Write the data below out exactly as it stands. Do not include the pictures.

# start of Dataset excerpt

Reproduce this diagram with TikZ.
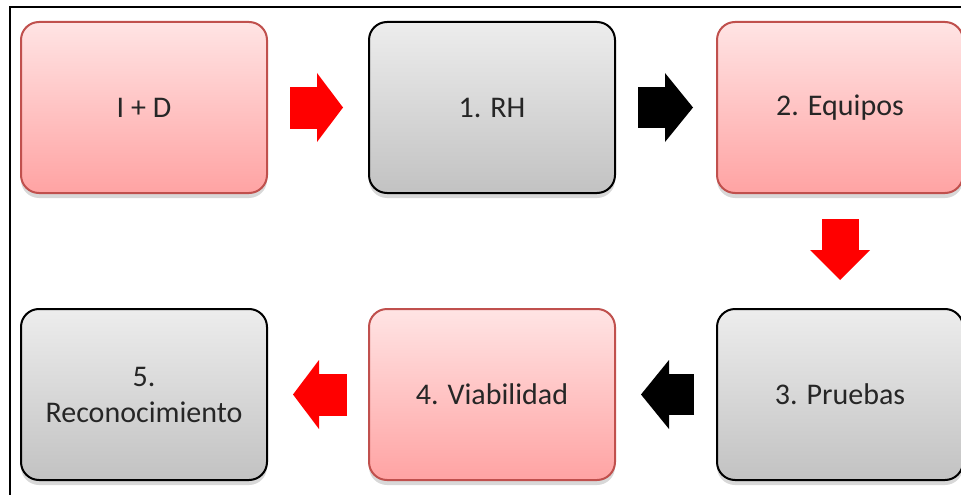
\documentclass[tikz,border=0pt]{standalone}
\usepackage{fontspec}
\setmainfont{Carlito}
\usepackage{tikz}
\usetikzlibrary{positioning,arrows.meta,shadows}
\definecolor{rosaclaro}{HTML}{FFE4E4}
\definecolor{rosa}{HTML}{FFA3A3}
\definecolor{bordeRosa}{HTML}{C0504D}
\definecolor{grisclaro}{HTML}{EDEDED}
\definecolor{gris}{HTML}{C2C2C2}
\definecolor{texto}{HTML}{262626}

\begin{document}
\begin{tikzpicture}[x=1pt, y=-1pt, node distance=114pt and 100pt,
    caja/.style={rounded corners=18pt, minimum width=246pt, minimum height=171pt, align=center, text=texto,
        font=\fontsize{30}{36}\selectfont, drop shadow={shadow xshift=0pt, shadow yshift=-5pt, opacity=0.3}},
    cajarosa/.style={caja, draw=bordeRosa, line width=2pt, top color=rosaclaro, bottom color=rosa},
    cajagris/.style={caja, draw=black, line width=2pt, top color=grisclaro, bottom color=gris},
    flecharoja/.style={red, line width=42pt, -{Triangle[length=26pt, width=69pt, line width=0pt]}},
    flechanegra/.style={black, line width=41pt, -{Triangle[length=28pt, width=69pt, line width=0pt]}}]
    \useasboundingbox[fill=white] (0,0) rectangle (961,495);
    \draw[line width=1.8pt] (10,495) -- (10,7) -- (961,7);

    \node[cajarosa] (id) at (144,107.5) {I + D};
    \node[cajagris, right=of id] (rh) {1. RH};
    \node[cajarosa, right=of rh] (eq) {2. Equipos};
    \node[cajagris, below=of id] (re) {5.\\Reconocimiento};
    \node[cajarosa, right=of re] (vi) {4. Viabilidad};
    \node[cajagris, right=of vi] (pr) {3. Pruebas};

    \draw[flecharoja, shorten <=22pt, shorten >=25pt] (id) -- (rh);
    \draw[flechanegra, shorten <=22pt, shorten >=23pt] (rh) -- (eq);
    \draw[flecharoja, line width=37pt, -{Triangle[length=30pt, width=60pt, line width=0pt]}, shorten <=25pt, shorten >=28pt] (eq) -- (pr);
    \draw[flechanegra, shorten <=22pt, shorten >=25pt] (pr) -- (vi);
    \draw[flecharoja, shorten <=21pt, shorten >=25pt] (vi) -- (re);
\end{tikzpicture}
\end{document}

# end of Dataset excerpt

Completed exercise —
Reproduce this diagram with TikZ.
\documentclass[tikz,border=0pt]{standalone}
\usepackage{fontspec}
\setmainfont{Carlito}
\usepackage{tikz}
\usetikzlibrary{positioning,arrows.meta,shadows}
\definecolor{rosaclaro}{HTML}{FFE4E4}
\definecolor{rosa}{HTML}{FFA3A3}
\definecolor{bordeRosa}{HTML}{C0504D}
\definecolor{grisclaro}{HTML}{EDEDED}
\definecolor{gris}{HTML}{C2C2C2}
\definecolor{texto}{HTML}{262626}

\begin{document}
\begin{tikzpicture}[x=1pt, y=-1pt, node distance=114pt and 100pt,
    caja/.style={rounded corners=18pt, minimum width=246pt, minimum height=171pt, align=center, text=texto,
        font=\fontsize{30}{36}\selectfont, drop shadow={shadow xshift=0pt, shadow yshift=-5pt, opacity=0.3}},
    cajarosa/.style={caja, draw=bordeRosa, line width=2pt, top color=rosaclaro, bottom color=rosa},
    cajagris/.style={caja, draw=black, line width=2pt, top color=grisclaro, bottom color=gris},
    flecharoja/.style={red, line width=42pt, -{Triangle[length=26pt, width=69pt, line width=0pt]}},
    flechanegra/.style={black, line width=41pt, -{Triangle[length=28pt, width=69pt, line width=0pt]}}]
    \useasboundingbox[fill=white] (0,0) rectangle (961,495);
    \draw[line width=1.8pt] (10,495) -- (10,7) -- (961,7);

    \node[cajarosa] (id) at (144,107.5) {I + D};
    \node[cajagris, right=of id] (rh) {1. RH};
    \node[cajarosa, right=of rh] (eq) {2. Equipos};
    \node[cajagris, below=of id] (re) {5.\\Reconocimiento};
    \node[cajarosa, right=of re] (vi) {4. Viabilidad};
    \node[cajagris, right=of vi] (pr) {3. Pruebas};

    \draw[flecharoja, shorten <=22pt, shorten >=25pt] (id) -- (rh);
    \draw[flechanegra, shorten <=22pt, shorten >=23pt] (rh) -- (eq);
    \draw[flecharoja, line width=37pt, -{Triangle[length=30pt, width=60pt, line width=0pt]}, shorten <=25pt, shorten >=28pt] (eq) -- (pr);
    \draw[flechanegra, shorten <=22pt, shorten >=25pt] (pr) -- (vi);
    \draw[flecharoja, shorten <=21pt, shorten >=25pt] (vi) -- (re);
\end{tikzpicture}
\end{document}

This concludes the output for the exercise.